# New to archery looking for advice.



## prssantana (Dec 18, 2011)

I'm going to be buying my first bow in the next few weeks. I plan on elk hunting next season. I'm really interested in the assassin, legion and a few martins. Just looking for input on bows in this price range. I would like to buy a package set up to get started and figure out what I want for components. I haven't been able to shoot anything yet so i don't know what I'm going to like. Btw I am left handed.


----------



## Tim Roberts (Jul 13, 2002)

prssantana.


----------



## heartshot60 (Jul 25, 2009)

:welcomesign:to Archery Talk!


----------



## bowhunterhaus1 (Oct 16, 2009)

Welcome aboard have fun


----------



## Dthbyhoyt (Dec 4, 2004)

:welcome: 2 ArcheryTalk


----------



## ladynavyvet (Jan 21, 2012)

From one novice to another, welcome. I'm just starting out too. I just bought a Bear Apprentice model compound bow, but I'm shooting from a wheelchair so a smaller bow is required for my use.

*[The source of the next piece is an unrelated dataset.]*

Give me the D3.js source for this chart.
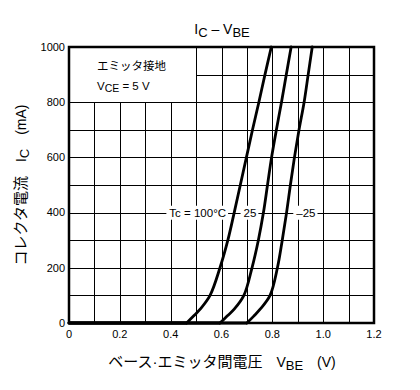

I am hoping to use it for some competition shooting, as well as turkey and deer hunting.


----------



## liquidshredda (Nov 23, 2011)

you can't go wrong with the assassin, its my first real bow besides a crappy youth bow, and right off the bat I was pretty darn accurate. smooth draw I can pull all day, I could ask nothing more from a bow.


----------



## TeamYuma (Sep 1, 2011)

Word of Advice for a novice. Figure out draw length.......and buy a used bow. The depreciation on bows from one year to the next is significant. I am a Mathews fan after shooting several bows. Also find a good mentor that can help you. One that is experienced and knows the answers to "questions you think are stupid". Don't ever be afraid to ask.......we have all been there. I learn something every time I shoot.


----------



## prssantana (Dec 18, 2011)

I would like to go used but have had almost no luck on finding anything left handed. Ive been watching craigslist and checked the local shops. Even for a new bow i will have to order. I'm going to the Portland area next month and I was planning on looking there. I also wanted to buy a new bow because I don't know what to look for in a used bow as far as what has had normal wear and whats been abused. I have a second cousin that is willing to teach. Hes been shooting and bow hunting for years. He currently shoots an assassin and loves it but said to talk to people and get input. Most of all shoot them all and see what you like.


----------



## rycountryboy (Feb 21, 2008)

*:welcome: to AT*


----------